Video: World's Biggest Crane Vessel Installs Platform Topsides
Using the world's largest crane vessel, Sleipnir, the Dutch marine construction firm Heerema has successfully installed the platform topsides modules for the expansion of Equinor's Peregrino field off Brazil. Sleipnir is fresh off a record-setting 15,300 tonne crane lift for the Leviathan platform installation in the Mediterranean, which it completed last September.

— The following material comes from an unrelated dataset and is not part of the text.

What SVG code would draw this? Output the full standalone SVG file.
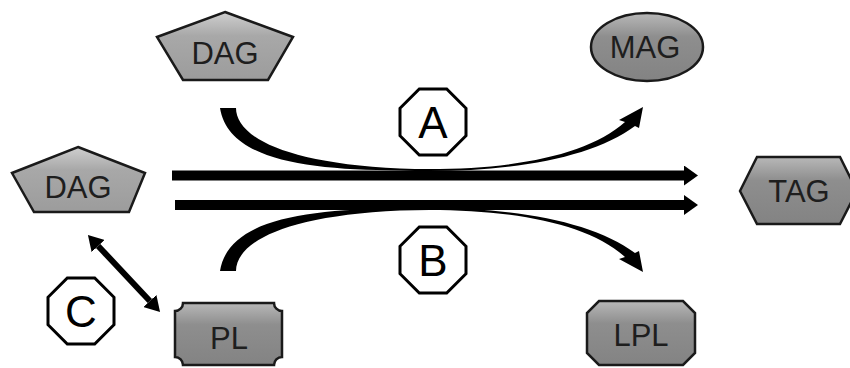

The Peregrino field in Brazil's prolific Campos Basin is Equinor's largest international endeavor as an offshore operator. The well site is located about 50 nm off the coast of Rio de Janeiro in shallow water depths of about 330 feet. The field contains an estimated reserve of 400 million barrels recoverable; about 160 million barrels have been extracted since 2011, and the field currently puts out about 70,000-80,000 bpd. Onsite facilities include two bottom-fixed platforms, WHP-A and WHP-B, which are connected by umbilicals to an FPSO. The current project entails adding a third platform, WHP-C, which will have enough reach to access new resevoirs and add about 270 million barrels to the field's reserves.
Construction for the topsides modules for WHP-C began in 2016, and the first set were shipped for staging and testing in 2018. Over the last several weeks, they were all installed on the platform jacket by the giant heavy lift crane vessel Sleipnir. Now that the modules are in place, the floatel GranEnergia Olympia has connected to the platform and will provide additional accommodations during the commissioning phase. In total, about 880 personnel will work offshore to prepare the platform for operations, Equinor said in a statement.
While the great majority of Equinor's activity is in oil and gas, the firm is also venturing into offshore wind, where its decades of experience with traditional offshore energy give it an advantage in project development. It is a founding member of the Ocean Renewable Energy Action Coalition and a leading innovator in floating wind platform R&D.